↓↓↓

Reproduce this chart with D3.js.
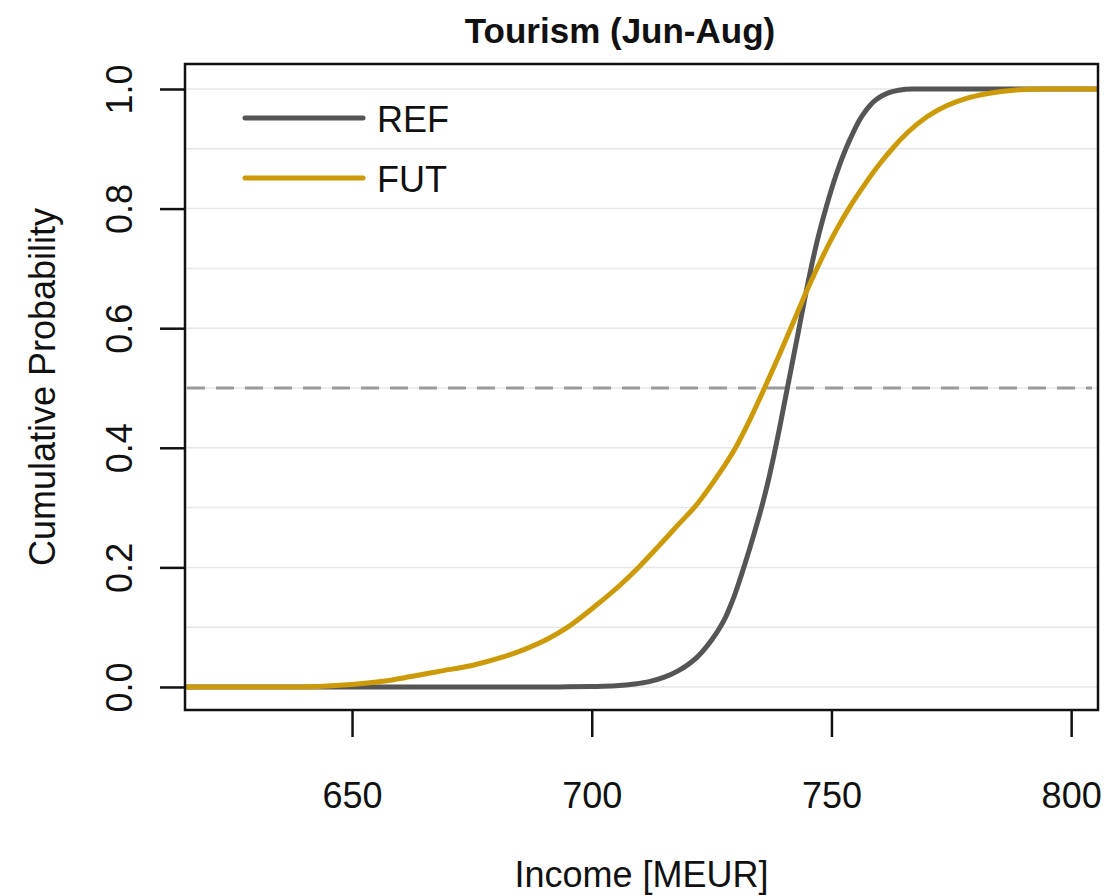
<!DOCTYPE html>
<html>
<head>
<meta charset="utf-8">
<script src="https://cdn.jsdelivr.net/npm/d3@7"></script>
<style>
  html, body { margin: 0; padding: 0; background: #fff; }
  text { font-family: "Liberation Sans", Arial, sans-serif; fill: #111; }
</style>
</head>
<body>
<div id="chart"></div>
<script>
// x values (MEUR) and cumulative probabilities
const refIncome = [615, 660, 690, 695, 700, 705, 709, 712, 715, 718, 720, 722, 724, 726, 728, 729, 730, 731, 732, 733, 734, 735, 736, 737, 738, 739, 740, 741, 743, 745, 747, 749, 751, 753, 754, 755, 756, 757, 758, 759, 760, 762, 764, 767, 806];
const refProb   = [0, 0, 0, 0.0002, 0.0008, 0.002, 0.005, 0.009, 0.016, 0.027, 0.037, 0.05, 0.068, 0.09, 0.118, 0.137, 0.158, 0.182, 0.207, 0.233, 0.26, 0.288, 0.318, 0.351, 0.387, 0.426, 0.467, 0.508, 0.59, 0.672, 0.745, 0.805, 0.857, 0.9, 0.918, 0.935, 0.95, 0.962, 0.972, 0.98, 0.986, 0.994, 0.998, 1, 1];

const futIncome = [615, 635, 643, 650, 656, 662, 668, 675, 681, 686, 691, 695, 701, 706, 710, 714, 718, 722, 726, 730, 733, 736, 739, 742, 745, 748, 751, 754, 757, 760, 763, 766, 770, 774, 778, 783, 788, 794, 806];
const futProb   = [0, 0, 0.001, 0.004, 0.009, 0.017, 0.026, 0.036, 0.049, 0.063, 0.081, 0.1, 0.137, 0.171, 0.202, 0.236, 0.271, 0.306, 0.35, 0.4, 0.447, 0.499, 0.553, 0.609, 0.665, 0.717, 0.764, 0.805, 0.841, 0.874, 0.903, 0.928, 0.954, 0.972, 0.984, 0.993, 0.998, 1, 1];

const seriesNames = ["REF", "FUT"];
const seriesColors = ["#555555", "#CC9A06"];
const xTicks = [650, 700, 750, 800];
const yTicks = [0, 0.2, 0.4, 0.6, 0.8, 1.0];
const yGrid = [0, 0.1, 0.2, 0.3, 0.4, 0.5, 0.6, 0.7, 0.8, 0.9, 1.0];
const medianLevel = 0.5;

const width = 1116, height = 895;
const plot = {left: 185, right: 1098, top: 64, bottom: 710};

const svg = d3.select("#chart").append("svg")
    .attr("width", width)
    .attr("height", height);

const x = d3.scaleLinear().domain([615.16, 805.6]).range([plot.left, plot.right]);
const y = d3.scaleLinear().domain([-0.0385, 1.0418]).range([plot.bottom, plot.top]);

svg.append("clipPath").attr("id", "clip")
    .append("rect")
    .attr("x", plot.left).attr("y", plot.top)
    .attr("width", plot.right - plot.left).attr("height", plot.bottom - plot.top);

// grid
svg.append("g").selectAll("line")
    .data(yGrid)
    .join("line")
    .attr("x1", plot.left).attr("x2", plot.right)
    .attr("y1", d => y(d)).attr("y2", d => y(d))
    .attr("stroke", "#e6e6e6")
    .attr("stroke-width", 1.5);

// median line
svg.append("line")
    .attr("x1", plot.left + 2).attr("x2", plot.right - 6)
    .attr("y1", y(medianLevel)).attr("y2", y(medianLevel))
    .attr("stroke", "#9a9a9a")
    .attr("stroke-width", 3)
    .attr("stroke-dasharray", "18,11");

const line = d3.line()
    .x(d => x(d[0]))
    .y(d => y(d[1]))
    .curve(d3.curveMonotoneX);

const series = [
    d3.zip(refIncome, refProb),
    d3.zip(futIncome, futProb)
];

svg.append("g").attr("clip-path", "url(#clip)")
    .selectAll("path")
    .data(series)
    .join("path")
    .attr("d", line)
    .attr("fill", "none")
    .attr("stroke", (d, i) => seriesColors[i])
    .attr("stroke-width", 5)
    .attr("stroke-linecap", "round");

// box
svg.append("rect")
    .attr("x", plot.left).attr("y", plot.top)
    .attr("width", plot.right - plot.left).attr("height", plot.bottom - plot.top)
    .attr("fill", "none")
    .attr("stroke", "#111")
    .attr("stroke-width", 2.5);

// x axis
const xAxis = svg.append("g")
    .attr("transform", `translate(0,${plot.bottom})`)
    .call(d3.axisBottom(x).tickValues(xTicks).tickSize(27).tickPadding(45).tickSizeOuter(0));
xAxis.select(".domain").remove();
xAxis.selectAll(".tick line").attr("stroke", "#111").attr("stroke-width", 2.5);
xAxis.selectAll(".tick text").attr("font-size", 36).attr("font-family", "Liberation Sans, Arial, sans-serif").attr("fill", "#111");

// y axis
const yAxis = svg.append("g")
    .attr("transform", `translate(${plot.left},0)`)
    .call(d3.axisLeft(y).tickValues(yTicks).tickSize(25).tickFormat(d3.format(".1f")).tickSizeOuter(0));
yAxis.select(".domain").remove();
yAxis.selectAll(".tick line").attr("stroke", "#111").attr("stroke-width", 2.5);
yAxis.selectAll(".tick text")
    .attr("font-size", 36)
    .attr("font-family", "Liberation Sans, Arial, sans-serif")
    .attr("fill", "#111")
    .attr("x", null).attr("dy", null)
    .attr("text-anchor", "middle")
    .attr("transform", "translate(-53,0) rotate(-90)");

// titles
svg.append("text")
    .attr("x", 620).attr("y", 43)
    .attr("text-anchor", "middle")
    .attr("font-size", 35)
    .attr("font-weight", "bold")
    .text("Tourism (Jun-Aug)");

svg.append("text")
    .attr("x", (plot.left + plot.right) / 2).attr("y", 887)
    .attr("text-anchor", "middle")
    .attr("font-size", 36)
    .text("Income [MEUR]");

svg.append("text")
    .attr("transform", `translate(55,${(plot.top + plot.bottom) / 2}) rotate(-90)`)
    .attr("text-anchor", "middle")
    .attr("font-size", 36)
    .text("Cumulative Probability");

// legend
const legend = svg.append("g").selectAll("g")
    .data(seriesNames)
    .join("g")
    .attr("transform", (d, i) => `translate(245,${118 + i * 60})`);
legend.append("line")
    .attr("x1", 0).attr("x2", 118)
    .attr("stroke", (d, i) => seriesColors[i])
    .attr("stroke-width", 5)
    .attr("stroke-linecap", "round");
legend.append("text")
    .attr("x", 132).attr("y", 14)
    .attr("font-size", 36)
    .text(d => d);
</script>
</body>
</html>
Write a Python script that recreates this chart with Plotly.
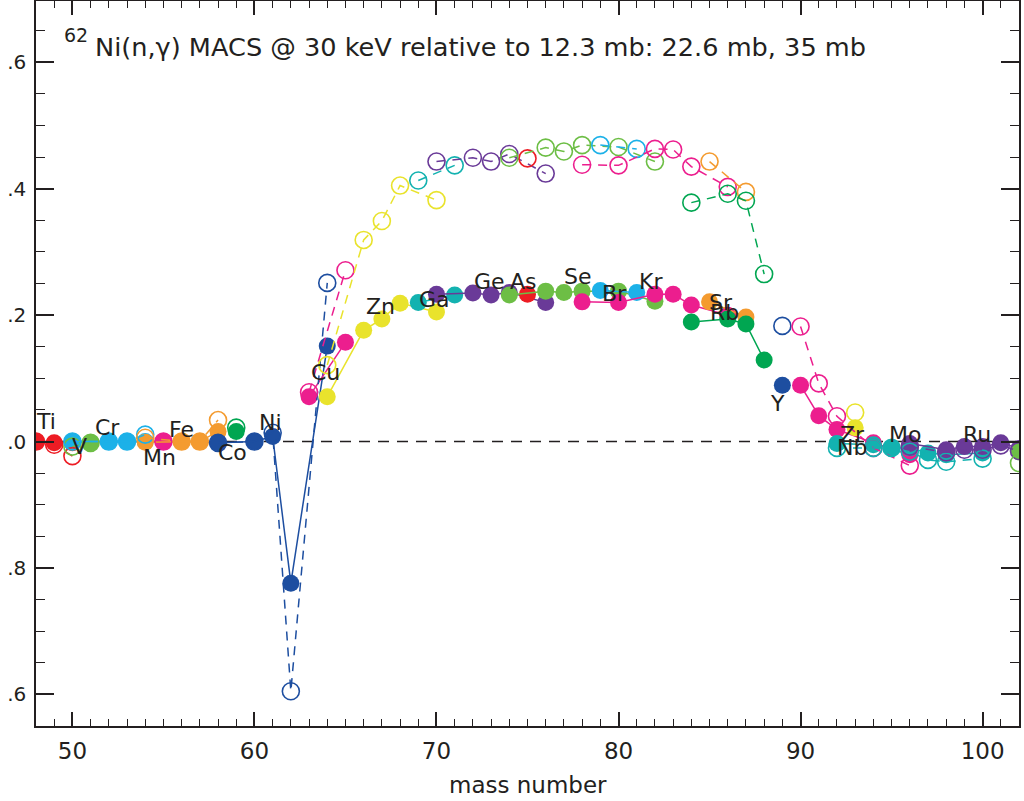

↑↑↑

Transcribe the whole listing, character for character, but not its images.

→ FINISHED EXERCISE
Reproduce this chart with D3.js.
<!DOCTYPE html>
<html>
<head>
<meta charset="utf-8">
<script src="https://cdn.jsdelivr.net/npm/d3@7"></script>
<style>
  html, body { margin: 0; padding: 0; background: #fff; }
  text { font-family: "Liberation Sans", Arial, sans-serif; fill: #111; }
</style>
</head>
<body>
<div id="chart"></div>
<script>
// x values (MEUR) and cumulative probabilities
const refIncome = [615, 660, 690, 695, 700, 705, 709, 712, 715, 718, 720, 722, 724, 726, 728, 729, 730, 731, 732, 733, 734, 735, 736, 737, 738, 739, 740, 741, 743, 745, 747, 749, 751, 753, 754, 755, 756, 757, 758, 759, 760, 762, 764, 767, 806];
const refProb   = [0, 0, 0, 0.0002, 0.0008, 0.002, 0.005, 0.009, 0.016, 0.027, 0.037, 0.05, 0.068, 0.09, 0.118, 0.137, 0.158, 0.182, 0.207, 0.233, 0.26, 0.288, 0.318, 0.351, 0.387, 0.426, 0.467, 0.508, 0.59, 0.672, 0.745, 0.805, 0.857, 0.9, 0.918, 0.935, 0.95, 0.962, 0.972, 0.98, 0.986, 0.994, 0.998, 1, 1];

const futIncome = [615, 635, 643, 650, 656, 662, 668, 675, 681, 686, 691, 695, 701, 706, 710, 714, 718, 722, 726, 730, 733, 736, 739, 742, 745, 748, 751, 754, 757, 760, 763, 766, 770, 774, 778, 783, 788, 794, 806];
const futProb   = [0, 0, 0.001, 0.004, 0.009, 0.017, 0.026, 0.036, 0.049, 0.063, 0.081, 0.1, 0.137, 0.171, 0.202, 0.236, 0.271, 0.306, 0.35, 0.4, 0.447, 0.499, 0.553, 0.609, 0.665, 0.717, 0.764, 0.805, 0.841, 0.874, 0.903, 0.928, 0.954, 0.972, 0.984, 0.993, 0.998, 1, 1];

const seriesNames = ["REF", "FUT"];
const seriesColors = ["#555555", "#CC9A06"];
const xTicks = [650, 700, 750, 800];
const yTicks = [0, 0.2, 0.4, 0.6, 0.8, 1.0];
const yGrid = [0, 0.1, 0.2, 0.3, 0.4, 0.5, 0.6, 0.7, 0.8, 0.9, 1.0];
const medianLevel = 0.5;

const width = 1116, height = 895;
const plot = {left: 185, right: 1098, top: 64, bottom: 710};

const svg = d3.select("#chart").append("svg")
    .attr("width", width)
    .attr("height", height);

const x = d3.scaleLinear().domain([615.16, 805.6]).range([plot.left, plot.right]);
const y = d3.scaleLinear().domain([-0.0385, 1.0418]).range([plot.bottom, plot.top]);

svg.append("clipPath").attr("id", "clip")
    .append("rect")
    .attr("x", plot.left).attr("y", plot.top)
    .attr("width", plot.right - plot.left).attr("height", plot.bottom - plot.top);

// grid
svg.append("g").selectAll("line")
    .data(yGrid)
    .join("line")
    .attr("x1", plot.left).attr("x2", plot.right)
    .attr("y1", d => y(d)).attr("y2", d => y(d))
    .attr("stroke", "#e6e6e6")
    .attr("stroke-width", 1.5);

// median line
svg.append("line")
    .attr("x1", plot.left + 2).attr("x2", plot.right - 6)
    .attr("y1", y(medianLevel)).attr("y2", y(medianLevel))
    .attr("stroke", "#9a9a9a")
    .attr("stroke-width", 3)
    .attr("stroke-dasharray", "18,11");

const line = d3.line()
    .x(d => x(d[0]))
    .y(d => y(d[1]))
    .curve(d3.curveMonotoneX);

const series = [
    d3.zip(refIncome, refProb),
    d3.zip(futIncome, futProb)
];

svg.append("g").attr("clip-path", "url(#clip)")
    .selectAll("path")
    .data(series)
    .join("path")
    .attr("d", line)
    .attr("fill", "none")
    .attr("stroke", (d, i) => seriesColors[i])
    .attr("stroke-width", 5)
    .attr("stroke-linecap", "round");

// box
svg.append("rect")
    .attr("x", plot.left).attr("y", plot.top)
    .attr("width", plot.right - plot.left).attr("height", plot.bottom - plot.top)
    .attr("fill", "none")
    .attr("stroke", "#111")
    .attr("stroke-width", 2.5);

// x axis
const xAxis = svg.append("g")
    .attr("transform", `translate(0,${plot.bottom})`)
    .call(d3.axisBottom(x).tickValues(xTicks).tickSize(27).tickPadding(45).tickSizeOuter(0));
xAxis.select(".domain").remove();
xAxis.selectAll(".tick line").attr("stroke", "#111").attr("stroke-width", 2.5);
xAxis.selectAll(".tick text").attr("font-size", 36).attr("font-family", "Liberation Sans, Arial, sans-serif").attr("fill", "#111");

// y axis
const yAxis = svg.append("g")
    .attr("transform", `translate(${plot.left},0)`)
    .call(d3.axisLeft(y).tickValues(yTicks).tickSize(25).tickFormat(d3.format(".1f")).tickSizeOuter(0));
yAxis.select(".domain").remove();
yAxis.selectAll(".tick line").attr("stroke", "#111").attr("stroke-width", 2.5);
yAxis.selectAll(".tick text")
    .attr("font-size", 36)
    .attr("font-family", "Liberation Sans, Arial, sans-serif")
    .attr("fill", "#111")
    .attr("x", null).attr("dy", null)
    .attr("text-anchor", "middle")
    .attr("transform", "translate(-53,0) rotate(-90)");

// titles
svg.append("text")
    .attr("x", 620).attr("y", 43)
    .attr("text-anchor", "middle")
    .attr("font-size", 35)
    .attr("font-weight", "bold")
    .text("Tourism (Jun-Aug)");

svg.append("text")
    .attr("x", (plot.left + plot.right) / 2).attr("y", 887)
    .attr("text-anchor", "middle")
    .attr("font-size", 36)
    .text("Income [MEUR]");

svg.append("text")
    .attr("transform", `translate(55,${(plot.top + plot.bottom) / 2}) rotate(-90)`)
    .attr("text-anchor", "middle")
    .attr("font-size", 36)
    .text("Cumulative Probability");

// legend
const legend = svg.append("g").selectAll("g")
    .data(seriesNames)
    .join("g")
    .attr("transform", (d, i) => `translate(245,${118 + i * 60})`);
legend.append("line")
    .attr("x1", 0).attr("x2", 118)
    .attr("stroke", (d, i) => seriesColors[i])
    .attr("stroke-width", 5)
    .attr("stroke-linecap", "round");
legend.append("text")
    .attr("x", 132).attr("y", 14)
    .attr("font-size", 36)
    .text(d => d);
</script>
</body>
</html>
Write a Python script that recreates this chart with Plotly.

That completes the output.